Since joining Leeds United in May 2017, Andrea Radrizzani has been like a breath of fresh air to most Leeds supporters. Buying back Elland Road, investing in the youth system and facilitating some top signings are just a few of the standout things he has done for the club so far. But many believe his first mistake has been made with the release of the general matchday ticket prices for the upcoming season. Over the past few years, Leeds have consistently had one of the dearest matchday experiences in the Championship, with many hoping for a change to come soon. However, Radrizzani has failed to deliver on this front as the cost of an average adult ticket has increased rather than decreased. - (A list of matchday and advanced ticket prices can be found on Leeds’s official website).
In the past couple of days, fans have voiced their discontent at the continually high prices and whilst the love for Radz is still strong, many have urged him to reconsider; and I, for one, have to agree with them. For a recently graduated student living a couple of hours away from Elland Road, just travelling to the ground can be costly enough before I’ve even bought a ticket. Additionally, with more and more Leeds games being on shown on Sky Sports, why would I spend over £60 on trains and match tickets when I can watch for free at home? As much as I’d love to do it every week, and as much as I’d love to have a season ticket, for some of us, it just isn’t possible.
The price of a match day ticket at @LUFC will cost more than my flight over from Ireland with @Ryanair #lufc— Sean (@ROI_LUFC) July 23, 2017
Last season in the championship, the average cost of the cheapest matchday ticket was £22.11 - £9 lower than the cheapest adult ticket for a game against a smaller Championship team in the Family Stand of Elland Road. Surely this isn’t fair.

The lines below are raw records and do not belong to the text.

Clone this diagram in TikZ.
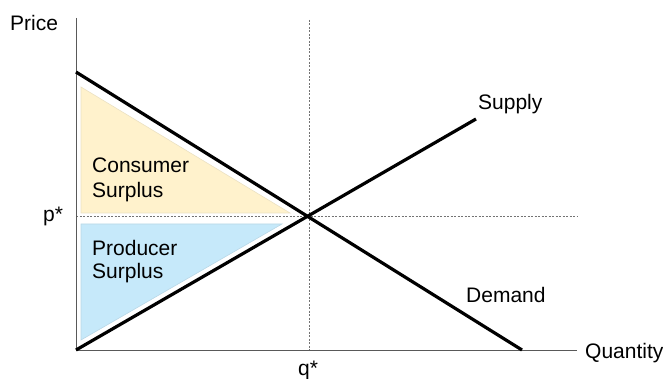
\documentclass[tikz,border=0pt]{standalone}
\usepackage{fontspec}
\setmainfont{Liberation Sans}
\begin{document}
\begin{tikzpicture}[x=1pt,y=-1pt,
  lbl/.style={inner sep=0pt,font=\fontsize{21}{25}\selectfont},
  axis/.style={draw=black!65,line width=1pt},
  guide/.style={draw=black!55,line width=0.8pt,dash pattern=on 2pt off 1.5pt},
  curve/.style={draw=black,line width=3.2pt},
  cs/.style={fill={rgb,255:red,255;green,242;blue,204},draw={rgb,255:red,235;green,225;blue,195},line width=0.6pt},
  ps/.style={fill={rgb,255:red,198;green,233;blue,250},draw={rgb,255:red,185;green,215;blue,230},line width=0.6pt}]
\useasboundingbox (0,0) rectangle (663,379);
% coordinates
\coordinate (O) at (76,350);
\coordinate (ytop) at (76,18);
\coordinate (xend) at (577,350);
\coordinate (dA) at (76,72);
\coordinate (dB) at (522,350);
\coordinate (sB) at (476,119);
\coordinate (E) at (309,216);
\coordinate (qtop) at (309,20);
\coordinate (qbot) at (309,350);
\coordinate (pl) at (76,216);
\coordinate (pr) at (577,216);
% surplus areas
\path[cs] (81,87) -- (81,213) -- (290,213) -- cycle;
\path[ps] (81,224) -- (81,340) -- (282,224) -- cycle;
% guides
\draw[guide] (qtop) -- (qbot);
\draw[guide] (pl) -- (pr);
% axes
\draw[axis] (ytop) -- (O) -- (xend);
% curves
\draw[curve] (dA) -- (dB);
\draw[curve] (O) -- (sB);
% labels
\node[lbl,anchor=base west] (price) at (10,31) {Price};
\node[lbl,anchor=base west] (pstar) at (43,222) {p*};
\node[lbl,anchor=base] (qstar) at (308,375) {q*};
\node[lbl,anchor=base west] (qty) at (585,358) {Quantity};
\node[lbl,anchor=base west] (supply) at (478,110) {Supply};
\node[lbl,anchor=base west] (demand) at (466,302) {Demand};
\node[lbl,anchor=base west] (cs1) at (92,173) {Consumer};
\node[lbl,anchor=base west] (cs2) at (92,198) {Surplus};
\node[lbl,anchor=base west] (ps1) at (92,255) {Producer};
\node[lbl,anchor=base west] (ps2) at (92,278) {Surplus};
\end{tikzpicture}
\end{document}
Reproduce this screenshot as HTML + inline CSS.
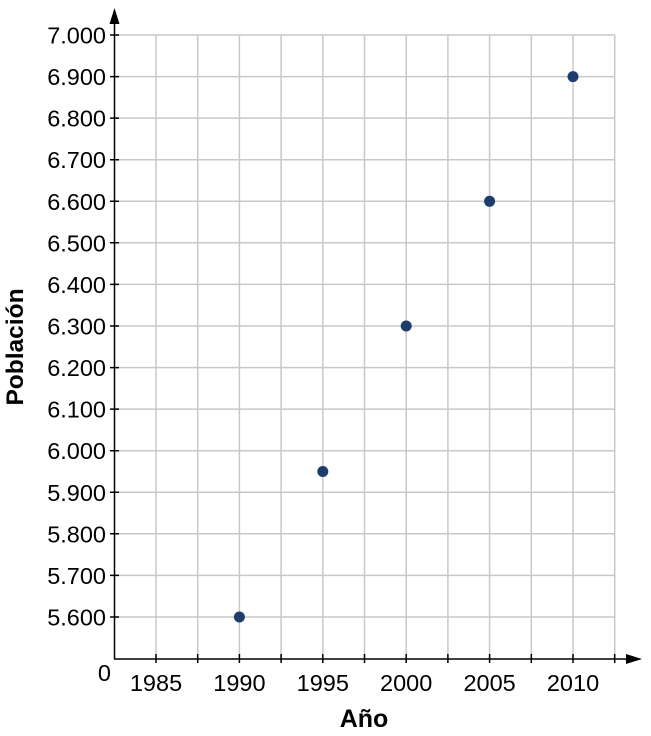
<!DOCTYPE html>
<html><head><meta charset="utf-8"><style>body{margin:0;background:#fff}svg{display:block}text{font-family:"Liberation Sans",sans-serif;fill:#000}</style></head><body>
<svg width="651" height="736" viewBox="0 0 651 736">
<g stroke="#c8c8c8" stroke-width="1.5">
<line x1="156" y1="35" x2="156" y2="659"/><line x1="197.7" y1="35" x2="197.7" y2="659"/><line x1="239.4" y1="35" x2="239.4" y2="659"/><line x1="281.1" y1="35" x2="281.1" y2="659"/><line x1="322.8" y1="35" x2="322.8" y2="659"/><line x1="364.5" y1="35" x2="364.5" y2="659"/><line x1="406.2" y1="35" x2="406.2" y2="659"/><line x1="447.9" y1="35" x2="447.9" y2="659"/><line x1="489.6" y1="35" x2="489.6" y2="659"/><line x1="531.3" y1="35" x2="531.3" y2="659"/><line x1="573" y1="35" x2="573" y2="659"/><line x1="614.7" y1="35" x2="614.7" y2="659"/>
<line x1="114" y1="35" x2="614.7" y2="35"/><line x1="114" y1="76.6" x2="614.7" y2="76.6"/><line x1="114" y1="118.1" x2="614.7" y2="118.1"/><line x1="114" y1="159.7" x2="614.7" y2="159.7"/><line x1="114" y1="201.3" x2="614.7" y2="201.3"/><line x1="114" y1="242.8" x2="614.7" y2="242.8"/><line x1="114" y1="284.4" x2="614.7" y2="284.4"/><line x1="114" y1="326" x2="614.7" y2="326"/><line x1="114" y1="367.6" x2="614.7" y2="367.6"/><line x1="114" y1="409.1" x2="614.7" y2="409.1"/><line x1="114" y1="450.7" x2="614.7" y2="450.7"/><line x1="114" y1="492.3" x2="614.7" y2="492.3"/><line x1="114" y1="533.8" x2="614.7" y2="533.8"/><line x1="114" y1="575.4" x2="614.7" y2="575.4"/><line x1="114" y1="617" x2="614.7" y2="617"/>
</g>
<g stroke="#000" stroke-width="1.5">
<line x1="114.5" y1="659" x2="114.5" y2="20"/><line x1="114" y1="659" x2="630" y2="659"/>
<path d="M110 35h9M110 76.6h9M110 118.1h9M110 159.7h9M110 201.3h9M110 242.8h9M110 284.4h9M110 326h9M110 367.6h9M110 409.1h9M110 450.7h9M110 492.3h9M110 533.8h9M110 575.4h9M110 617h9"/>
<path d="M156 654v9M197.7 654v9M239.4 654v9M281.1 654v9M322.8 654v9M364.5 654v9M406.2 654v9M447.9 654v9M489.6 654v9M531.3 654v9M573 654v9M614.7 654v9"/>
</g>
<polygon points="114.5,8 109.5,24 119.5,24" fill="#000"/>
<polygon points="642,659 626,654 626,664" fill="#000"/>
<g font-size="23.5" text-anchor="end">
<text x="106" y="43.5">7.000</text><text x="106" y="85">6.900</text><text x="106" y="126.6">6.800</text><text x="106" y="168.2">6.700</text><text x="106" y="209.8">6.600</text><text x="106" y="251.3">6.500</text><text x="106" y="292.9">6.400</text><text x="106" y="334.5">6.300</text><text x="106" y="376.1">6.200</text><text x="106" y="417.6">6.100</text><text x="106" y="459.2">6.000</text><text x="106" y="500.8">5.900</text><text x="106" y="542.3">5.800</text><text x="106" y="583.9">5.700</text><text x="106" y="625.5">5.600</text>
<text x="111" y="681">0</text>
</g>
<g font-size="23.5" text-anchor="middle">
<text x="156" y="691">1985</text><text x="239.4" y="691">1990</text><text x="322.8" y="691">1995</text><text x="406.2" y="691">2000</text><text x="489.6" y="691">2005</text><text x="573" y="691">2010</text>
<text x="364" y="727" font-weight="bold" font-size="25">Año</text>
<text transform="translate(23,347) rotate(-90)" font-weight="bold" font-size="24.5">Población</text>
</g>
<g fill="#1c3d6e">
<circle cx="239.4" cy="617" r="5.5"/><circle cx="322.8" cy="471.5" r="5.5"/><circle cx="406.2" cy="326" r="5.5"/><circle cx="489.6" cy="201.3" r="5.5"/><circle cx="573" cy="76.6" r="5.5"/>
</g>
</svg>
</body></html>
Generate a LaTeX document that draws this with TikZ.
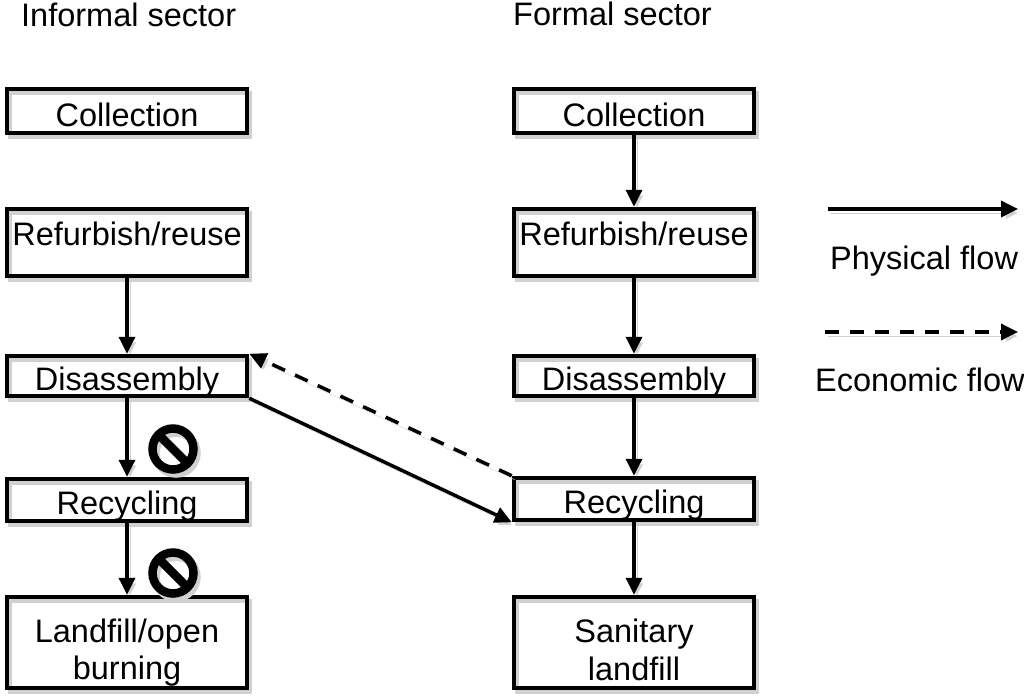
\documentclass[tikz,border=0pt]{standalone}
\usepackage{fontspec}
\setmainfont{Liberation Sans}
\usetikzlibrary{arrows.meta}
\tikzset{
  shadowed/.style={preaction={draw=black!18, transform canvas={shift={(3pt,-4pt)}}}},
  box/.style={draw, line width=4.5pt, minimum width=240pt, inner sep=0pt, shadowed},
  txt/.style={inner sep=0pt, anchor=base, font=\fontsize{32.5}{37}\selectfont},
  flow/.style={line width=3.5pt, -{Triangle[length=17pt,width=16pt]}, shadowed},
  econ/.style={flow, dash pattern=on 14pt off 11pt},
  ban/.style={circle, draw, line width=8.5pt, minimum size=41pt, inner sep=0pt, shadowed,
    path picture={\draw[line width=8.5pt] (path picture bounding box.north west) -- (path picture bounding box.south east);}},
}
\begin{document}
\begin{tikzpicture}[x=1pt,y=-1pt]
\useasboundingbox (0,0) rectangle (1024,698);
% titles
\node[txt, anchor=base west] (tinf) at (21,27) {Informal sector};
\node[txt, anchor=base west] (tfor) at (513,26) {Formal sector};
% left column boxes
\node[box, minimum height=44pt] (colL) at (127,111) {};
\node[box, minimum height=67pt] (refL) at (127,242.5) {};
\node[box, minimum height=40pt] (disL) at (127,376) {};
\node[box, minimum height=42pt] (recL) at (127,500) {};
\node[box, minimum height=91pt] (lanL) at (127,642.5) {};
% right column boxes
\node[box, minimum height=44pt] (colR) at (634,111) {};
\node[box, minimum height=67pt] (refR) at (634,242.5) {};
\node[box, minimum height=40pt] (disR) at (634,376) {};
\node[box, minimum height=42pt] (recR) at (634,499) {};
\node[box, minimum height=91pt] (sanR) at (634,642.5) {};
% texts
\node[txt] (tcolL) at (127,126) {Collection};
\node[txt] (trefL) at (127,245) {Refurbish/reuse};
\node[txt] (tdisL) at (127,390) {Disassembly};
\node[txt] (trecL) at (127,514) {Recycling};
\node[txt] (tlanL1) at (127,642) {Landfill/open};
\node[txt] (tlanL2) at (127,679) {burning};
\node[txt] (tcolR) at (634,126) {Collection};
\node[txt] (trefR) at (634,245) {Refurbish/reuse};
\node[txt] (tdisR) at (634,390) {Disassembly};
\node[txt] (trecR) at (634,513) {Recycling};
\node[txt] (tsanR1) at (634,642) {Sanitary};
\node[txt] (tsanR2) at (634,680) {landfill};
% left flows
\draw[flow] (refL.south) -- (disL.north);
\draw[flow] (disL.south) -- (recL.north);
\draw[flow] (recL.south) -- (lanL.north);
% right flows
\draw[flow] (colR.south) -- (refR.north);
\draw[flow] (refR.south) -- (disR.north);
\draw[flow] (disR.south) -- (recR.north);
\draw[flow] (recR.south) -- (sanR.north);
% cross flows
\draw[flow] (disL.south east) -- (recR.south west);
\draw[econ] (recR.north west) -- (disL.north east);
% ban symbols
\node[ban] (ban1) at (173,449) {};
\node[ban] (ban2) at (173,573) {};
% legend
\coordinate (pa) at (828,209);
\coordinate (pb) at (1018,209);
\coordinate (ea) at (825,332);
\coordinate (eb) at (1018,332);
\draw[flow] (pa) -- (pb);
\draw[econ] (ea) -- (eb);
\node[txt, anchor=base west] (tphys) at (830,269) {Physical flow};
\node[txt, anchor=base west] (tecon) at (815,391) {Economic flow};
\end{tikzpicture}
\end{document}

These prices are more akin to the Premier League and unfortunately we’re not there yet. Also, the new category system seems to be based on supply and demand, in that prices go up against better opposition because more people want to see Leeds play against the best teams in the division. However, Leeds sold on average 27,698 tickets of the approximately 38,000 seat capacity stadium last year, meaning that charging more for the better games when there’s still 10,000 seats available is illogical.
Plus, we don’t even know which teams will constitute each category! Imagine turning up to Elland Road on a wet Tuesday night and paying £44 for a ticket in the East Upper Stand, to watch Leeds trundle over the line against an average Burton Albion side. OK, that might be a bit disrespectful to Burton, who did effectively end our play-offs hopes last season, but you get the picture – it’s £44 and not exactly El Clásico is it.
For Leeds to be a top club again, selling out Elland Road should be a priority. The atmosphere created by the fans at away games is noticeable every time we visit another ground in the UK. So why not try to recreate this at our own home week-in, week-out? The only way to achieve this is to make the price of a matchday ticket affordable for everyone, not just for the well-off, and not just for those who a season ticket is feasibly attainable.
It's crazy and shortsighted. It doesn't reward season ticket holders it just penalises fans who can't afford or 4 whom a ST is impractical.— Mark Devaney (@markwd1) July 23, 2017
Not only would lower prices increase attendance at home games, it would probably bring in more revenue for the club as more tickets would be sold on the day, more money would be spent on club merchandise, and hopefully, with an entertaining performance by the lads, most people would enjoy the day out and return again the same season.
As a collective, we have one of the most vocal, passionate and committed fan-bases in the country – let’s not punish them or push them away with these unnecessarily steep costs.
Drop the prices, open the gates, sit back and watch Elland Road bounce again.